Das neue "Berliner Modell" wurde im August 1996 ins Leben gerufen und soll nach der Probephase möglichst auch auf die anderen Stadtbezirke übertragen werden. Unter "Mobilisierung gesellschaftlicher Kräfte" sollen die gefährlichen Orte per "Sozialkontrolle und informeller Sanktion" wieder sicher gemacht werden, wie es im Jargon der Innenverwaltung heißt. Die überbezirkliche Koordination der Projekte liegt bei der Landeskommission, die Maßnahmen vor Ort werden von Präventionsräten in den Bezirken betreut. Unter Vorsitz des Bürgermeisters sind hier das Jugendamt, Elternvertretungen, die Glaubensgemeinschaften, Wohnungsbaugesellschaften, die Polizei und andere Gruppen an den Gesprächen beteiligt.

Um die Öffentlichkeit für das Thema zu sensibilisieren, plant die Landeskommission für November eine "kriminalpräventive Woche". Was das konkret sein soll, weiß auch Lothar Brose nicht. Bei der Lokalen Agenda, die die Aktivitäten in Neukölln koordiniert, ist man sich noch gar nicht so sicher, ob der Termin auch wirklich eingehalten werden kann. "Und danach fängt gleich der Weihnachtstrubel an", sagt der Leiter der Lokalen Agenda, Matthias Steinmann. Man müsse den Termin wohl auf Januar verschieben. Was dann passieren soll, kann er auch noch nicht so genau sagen. Momentan arbeite man daran, im Projektgebiet den Gemeinsinn zu fördern. "Wer vorher schon mal miteinander geredet hat", meint Steinmann, "verprügelt sich hinterher nicht." So einfach ist das auf dem Lande.

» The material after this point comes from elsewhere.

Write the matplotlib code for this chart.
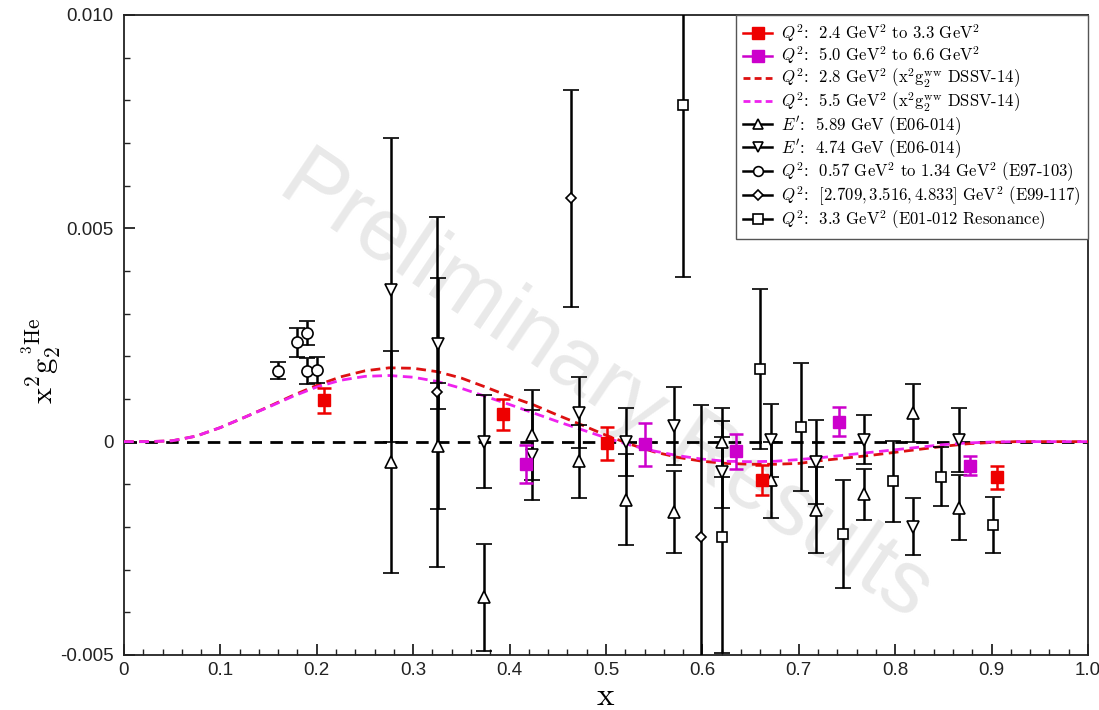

Von den begleitenden Polizeiaktionen ist Steinmann aber nicht so richtig überzeugt. Die Razzien seien zwar "sinnvoll und konsequent", man dürfe die Leute aber auch nicht vor den Kopf stoßen. Denn die staatliche Gewalt könne auf der Straße als Bruch des gerade gewonnenen Vertrauens aufgefaßt werden: "Die könnten dann zurückschießen." Noch fühlt Steinmann sich in Neukölln jedoch sicher am "gefährlichen Ort": "Ich kann da problemlos durchgehen."

Die Präventionsprojekte in den Bezirken proben den Rückgriff auf dörfliche Strukturen, die auf die Berliner Kieze übertragen werden sollen. "Nachbarschaftlicher Ansatz" nennt Steinmann das, der Bürger solle selbst wieder Verantwortung übernehmen; die Polizei räumt dann später auf: Eine Art praktizierter Neoliberalismus im Bereich der Inneren Sicherheit. Per neighbourhood watch und ausgedehnter Sozialkontrolle kann man so den öffentlichen Straßenraum und den privaten Bereich gleichzeitig kontrollieren. Das ist billig und effektiv. Man braucht nur ein paar Sozialarbeiter, die alles organisieren.

Vom letzten "Berliner Modell", das 1977 eingeführt wurde, sind noch heute Überreste sichtbar, nämlich die uniformierten Kontaktbereichsbeamten, die auf dem Gehweg immer so freundlich grüßen und später Autos abschleppen lassen. Die Relikte des neuen Modells könnten die U-Bahn-fahrenden BGS-Truppen sein, die Bundesinnenminister Manfred Kanther seinem Berliner Kollegen Jörg Schönbohm bescherte. Im Rahmen der "Aktion Sicherheitsnetz"

- gemeint ist offenbar das Berliner

U-Bahn-Netz - wird das Sonderkommando zunächst in den beiden Modellbezirken Neukölln und Friedrichshain patroullieren.